Наша дружба с Птицей продолжалась и в юности, когда он тоже приехал в Ленинград учиться в морском училище. Ему очень шла форма, так похожая на старую форму нашего доблестного русского флота. Он славился среди курсантов похождениями с "музами", как он нарекал объекты своего внимания, стяжав славу Дон Жуана. Птица советовал мне заняться спортом, найти "музу" - под его влиянием я занимался полгода боксом. Саша очень много писал стихов, но говорил, что никогда не будет их печатать. "Пишу для души и для друзей. Стихи помогают завоевывать сердце красавиц", - светясь белозубой улыбкой, пояснил "гардемарин". Красавица Галя, которая позировала мне для портрета, стала его женой. Птица очень подружился с моими двоюродными сестрами Аллой и Ниной. Они пили чай на маленькой кухне под лампочкой без абажура и спорили о Блоке, Маяковском, Пушкине. Видя мое упрямое одиночество, угрюмость, он называл меня Александром Александровичем (Блоком). У меня горели свечи. Я читал и рисовал день и ночь. Рисунок давался мне с трудом!..

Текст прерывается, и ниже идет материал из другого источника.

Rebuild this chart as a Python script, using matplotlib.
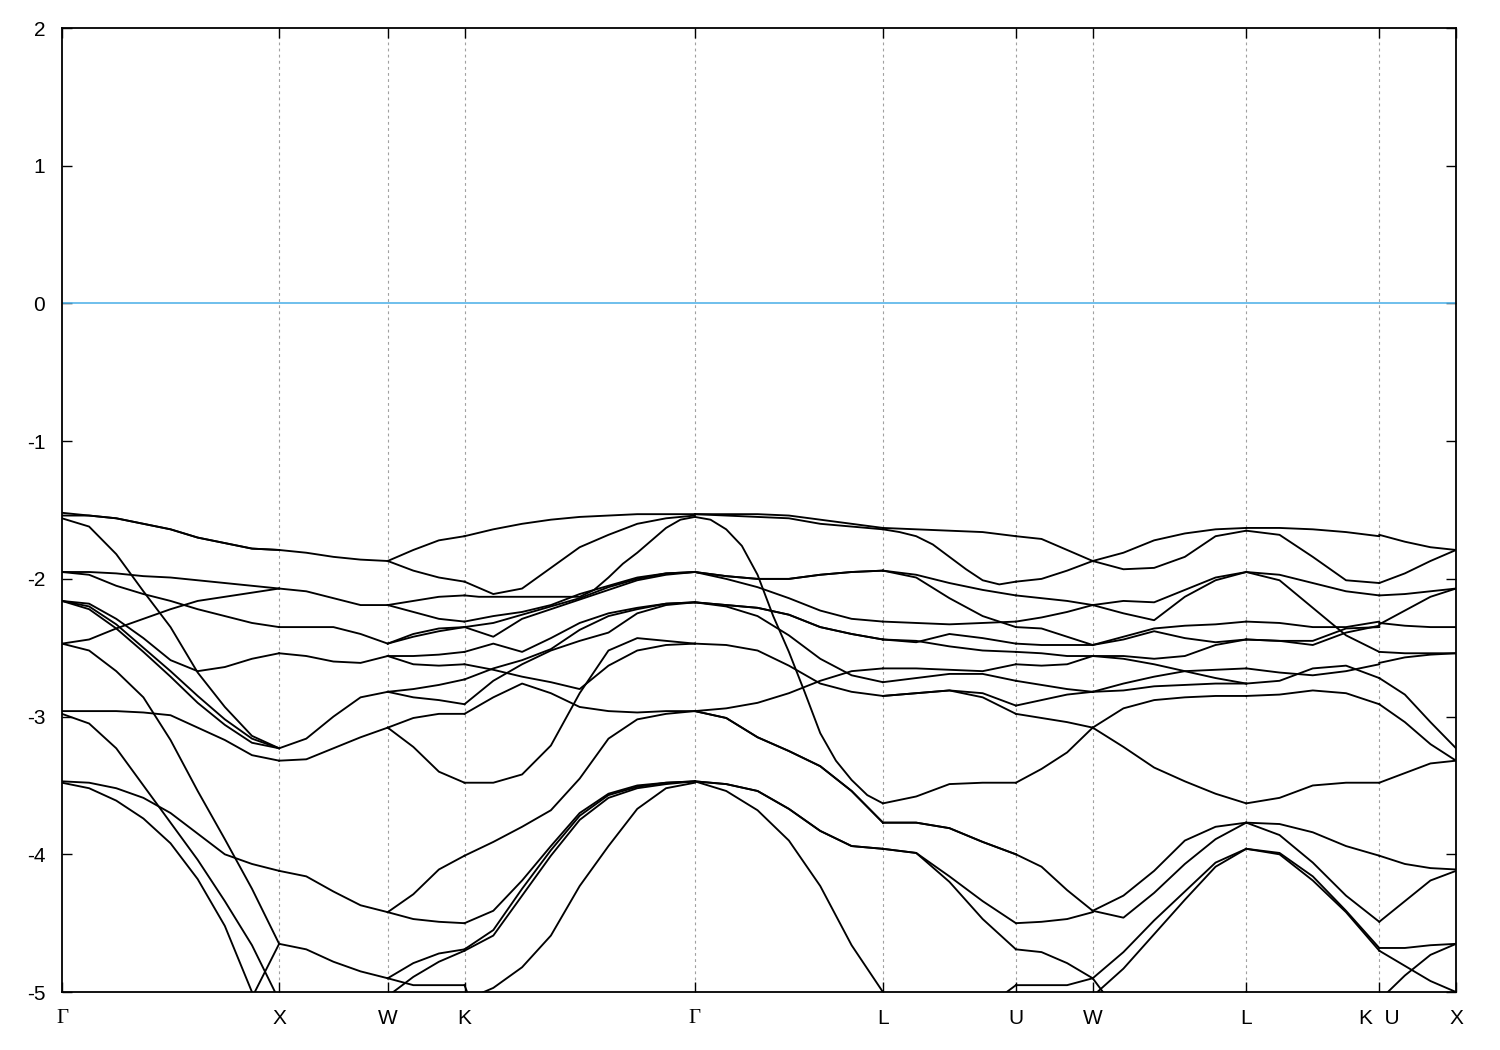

Саша был назначен на службу в Прибалтику. Однажды мы с ним съездили в Кобожу. Там я нарисовал портрет матери. Мы с грустью увидели, как опустела Гребло, где сегодня в наши дни ничто уже не напоминает о когда-то богатом, зажиточном до революции селе, о кобоженских шумных ярмарках, на которые под колокольный звон съезжались в народных костюмах крестьяне и на тройках - лихие купцы при картузах, в красных рубахах и черных жилетах. Гениальный Кустодиев навечно запечатлел этот навсегда ушедший мир российской провинции.
Степенная аллея усадебных берез, густая трава, колышимая буйным ветром, и только по островкам крапивы видно, что здесь стояли дома и жили люди. В мире нет больше деревни Гребло...
Я уже давно не встречал моего друга Сашу-Птицу, но будто заново ощущаю его энергию, слышу его лучезарный смех, когда вспоминаю свое отрочество, навсегда оставшееся в лесах Новгородчины, и петербургскую тревожную юность, одиночество и стремление обладать сильной волей на путях утверждения себя как художника.
* * *
После окончания полевых работ была объявлена новая мобилизация. Последние оставшиеся в деревне парни гуляли, пели, плясали, пили самогон. Гулял и Васин старший брат Яша. Деревня два дня была в пьяном угаре веселья, горьких слез, лихих песен, топотливого пляса, прерываемого раздирающим материнским воплем.